Schema.org - Something's afoot..

There's speculation that Schema.org may have been compromised in some manner. A number of people (including myself) have noticed some very spammy links showing up in Webmaster tools as Itemtypes under Structured Data.

Rather than displaying (for example) http://schema.org/SiteNavigationElement, there's an itemtype pointing to various URLs on domains including www.yalwa.com, locanto.fr and askalo.fr. The only thing any of the sites have in common is their use of Schema.org.

Curiously, you can also reproduce the issue using the Structured Data Testing Tool and entering a small HTML snippet. The issue only seems to be affecting those in Europe though, with US users only able to reproduce by using an EU based proxy.

It appears to happen about 1 time in every 5 requests, and you'll need to modify the snippet slightly to be able to resubmit the form (I simply clicked after the closing span and inserted a space each time).

Try inserting the following

<html>
<div itemscope itemtype="http://schema.org/SiteNavigationElement">
<span itemprop="name">Badgers</span>
</div>
</html>

Submit, and then re-submit. If you're in Europe, within 5 requests you should see the itemtype change from

http://schema.org/SiteNavigationElement

to something like

http://denhaag.yalwa.nl/id_104436871/jl-pedicure.htm#__sid=12

On the Google thread, a poster claiming to be from yalwa says it's nothing to do with them. I'm reasonably inclined to believe that given that it's not always a yalwa URL being generated (though they do seem to form the vast majority).

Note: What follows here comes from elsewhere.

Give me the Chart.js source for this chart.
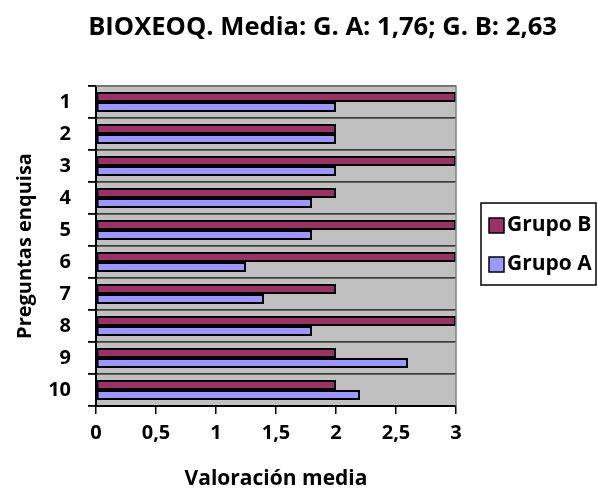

More concerningly, some of the URLs returned link to Adult material. There's a risk that a site may be wrongly classified by Google if they're taking the content of the linked 'schema' into account.

So what's happened? Has someone found a way to exploit the ability to 'extend' schema.org schemas? Has someone compromised schema.org or is something else going on here?

Aside from using 'Fetch as Google' and the Rich Snippets Testing Tool, it appears to be impossible to reproduce. Using Google's User-Agent isn't enough (nor that of the Rich Snippet testing tool) so if it is a compromise, there's some IP filtering going on as well.

You can follow the thread here.

 

Update

It looks like the issue is now resolved, apparently it only affected the display of the data and hadn't made it's way into the search snippets etc.